Experts to Unravel the Mysteries of Post-Achaemenid ear Laodicea Temple

LONDON, 07 March 2006 (CAIS) -- The Cultural Heritage and Tourism Organization (CHTO) plans to buy a number of houses in a region of Nahavand (Nahâvand), which archaeologists believe the Hellenistic Laodicea Temple lies buried, the Persian service of CHN reported on Tuesday.
Last June, a team of Iranian archaeologists led by Mehdi Rahbar began searching for the temple in Nahavand, which is 40 kilometers southeast of Malayer in Hamedan Province . The locals have been building many residential units on the site over the years, so the ICHTO must buy the houses in order to facilitate the excavation of the area.
“The team’s archaeological studies determined that only 12 residences must be bought in the first phase,” the director of the Laodicea Archaeological Study said.
The upcoming excavations will help determine exactly how many other houses must be bought to make the archaeological project possible, Ali Torabi added.
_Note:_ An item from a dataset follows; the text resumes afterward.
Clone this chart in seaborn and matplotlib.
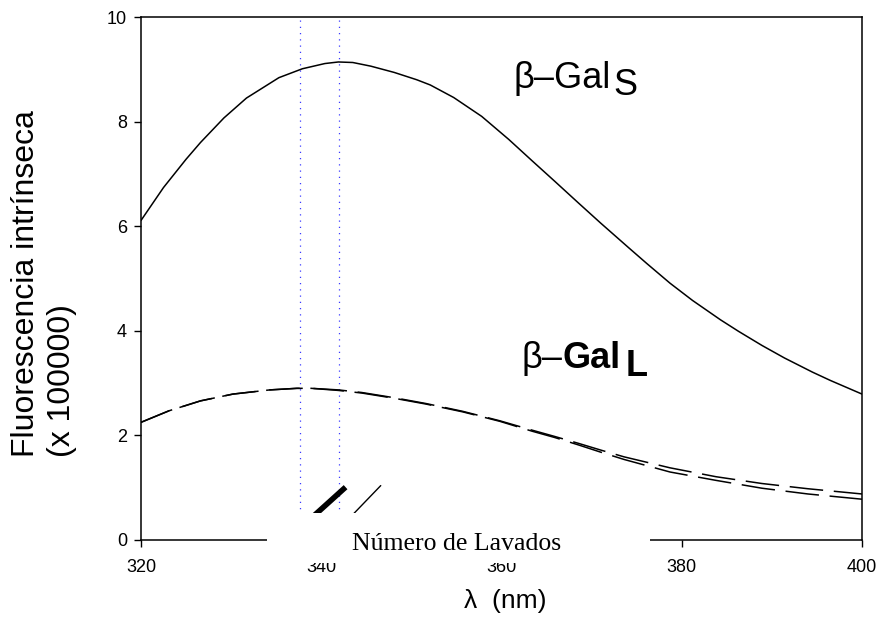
import matplotlib
matplotlib.use("Agg")
import matplotlib.pyplot as plt
from matplotlib.patches import Rectangle
import seaborn as sns
import pandas as pd

# ---------------- data ----------------
wl_s = [320, 322.5, 325, 326.6, 329.2, 331.7, 335.3, 337.9, 340.4, 341.9, 343.5,
        345.5, 348.1, 350.6, 352.1, 354.7, 357.8, 360.8, 363.4, 365.9, 368.5,
        371.0, 374.1, 376.1, 378.7, 381.2, 384.3, 386.3, 388.9, 391.4, 394.5,
        396.5, 400]
gal_s = [6.11, 6.74, 7.28, 7.60, 8.07, 8.45, 8.84, 9.01, 9.11, 9.14, 9.13,
         9.06, 8.94, 8.80, 8.70, 8.46, 8.10, 7.66, 7.25, 6.86, 6.45,
         6.06, 5.59, 5.29, 4.91, 4.58, 4.21, 3.99, 3.72, 3.48, 3.21,
         3.05, 2.79]

wl_l = [320, 323.1, 326.6, 330.2, 334.3, 337.3, 338.9, 341.9, 344.5, 348.1,
        351.6, 355.7, 359.8, 363.4, 365.9, 368.5, 371.0, 373.6, 378.7, 383.8,
        388.9, 394.0, 400]
gal_l1 = [2.25, 2.47, 2.66, 2.79, 2.87, 2.90, 2.90, 2.87, 2.82, 2.72,
          2.61, 2.46, 2.28, 2.10, 1.98, 1.85, 1.72, 1.59, 1.38, 1.21,
          1.08, 0.98, 0.88]
gal_l2 = [2.25, 2.47, 2.66, 2.79, 2.87, 2.90, 2.90, 2.86, 2.81, 2.71,
          2.60, 2.45, 2.27, 2.08, 1.96, 1.82, 1.68, 1.54, 1.30, 1.14,
          0.99, 0.88, 0.78]

peak_lines = [337.6, 342.0]          # dotted vertical markers
x_ticks = [320, 340, 360, 380, 400]
y_ticks = [0, 2, 4, 6, 8, 10]

# remnant strokes of an inset legend (x0, y0, x1, y1)
stroke_thick = [339.1, 0.45, 342.7, 1.01]
stroke_thin = [343.3, 0.45, 346.6, 1.04]

# ---------------- style ----------------
sns.set_style("ticks")
plt.rcParams["font.family"] = ["Liberation Sans", "DejaVu Sans"]
plt.rcParams["text.color"] = "black"

fig = plt.figure(figsize=(8.81, 6.39), dpi=100)
ax = fig.add_axes([141 / 881, 99 / 639, 721 / 881, 523 / 639])

df_s = pd.DataFrame({"wl": wl_s, "v": gal_s})
df_l1 = pd.DataFrame({"wl": wl_l, "v": gal_l1})
df_l2 = pd.DataFrame({"wl": wl_l, "v": gal_l2})

for xv in peak_lines:
    ax.axvline(xv, color="#3a3aff", lw=0.9, linestyle=(0, (1, 4)), zorder=1)

sns.lineplot(data=df_s, x="wl", y="v", ax=ax, color="black", lw=1.1,
             estimator=None, sort=False, zorder=3)
sns.lineplot(data=df_l1, x="wl", y="v", ax=ax, color="black", lw=1.1,
             estimator=None, sort=False, linestyle=(0, (22, 7)), zorder=3)
sns.lineplot(data=df_l2, x="wl", y="v", ax=ax, color="black", lw=1.1,
             estimator=None, sort=False, linestyle=(2, (22, 7)), zorder=3)

ax.plot([stroke_thick[0], stroke_thick[2]], [stroke_thick[1], stroke_thick[3]],
        color="black", lw=4, solid_capstyle="butt", zorder=3)
ax.plot([stroke_thin[0], stroke_thin[2]], [stroke_thin[1], stroke_thin[3]],
        color="black", lw=1, zorder=3)

ax.set_xlim(320, 400)
ax.set_ylim(0, 10)
ax.set_xticks(x_ticks)
ax.set_yticks(y_ticks)
ax.set_xticklabels([str(t) for t in x_ticks])
ax.set_yticklabels([str(t) for t in y_ticks])
ax.tick_params(axis="both", direction="out", length=5, width=1,
               colors="black", labelcolor="black", labelsize=13,
               bottom=True, left=True, top=False, right=False)
ax.tick_params(axis="x", pad=9)
ax.tick_params(axis="y", pad=5)
ax.set_xlabel("")
ax.set_ylabel("")
for sp in ax.spines.values():
    sp.set_color("black")
    sp.set_linewidth(1.1)
    sp.set_visible(True)

# curve labels
ax.text(361.3, 8.64, "β–Gal", fontsize=26, ha="left", va="baseline", color="black")
ax.text(372.4, 8.50, "S", fontsize=26, ha="left", va="baseline", color="black")
ax.text(362.2, 3.29, "β–", fontsize=26, ha="left", va="baseline", color="black")
ax.text(366.8, 3.29, "Gal", fontsize=26, fontweight="bold", ha="left",
        va="baseline", color="black")
ax.text(373.8, 3.13, "L", fontsize=26, fontweight="bold", ha="left",
        va="baseline", color="black")

# axis titles
fig.text(26 / 881, 1 - 457 / 639, "Fluorescencia intrínseca", rotation=90,
         fontsize=23, ha="center", va="bottom", color="black")
fig.text(62 / 881, 1 - 457 / 639, "(x 100000)", rotation=90,
         fontsize=23, ha="center", va="bottom", color="black")
fig.text(505 / 881, 1 - 601 / 639, "λ  (nm)", fontsize=19,
         ha="center", va="center", color="black")

# white box covering part of the x axis, with its title
fig.patches.append(Rectangle((267 / 881, 1 - 563 / 639), 383 / 881, 50 / 639,
                             transform=fig.transFigure, facecolor="white",
                             edgecolor="none", zorder=5))
fig.text(457 / 881, 1 - 550 / 639, "Número de Lavados", fontsize=18.5,
         family="Liberation Serif", ha="center", va="baseline", zorder=6,
         color="black")

fig.savefig("out.png", dpi=100)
In 1943, archaeologists discovered an 85x36 centimeter ancient inscription of 30 lines written in Greek calling on the people of Nahavand to obey the laws of the government. The inscription indicated the existence of the Laodicea Temple, which had been built by the Seleucid ruler who ruled Asia Minor, Antiochus III (223-187 BC), for his wife Laodicea.
Two other inscriptions as well as four bronze statuettes have been unearthed at the site, which are on display in the National Museum of Iran in Tehran . A number of capitals and bases of the temple’s columns excavated over the years are currently being used as decorations in Nahavand’s Hajian Bazaar and several other parts of the city.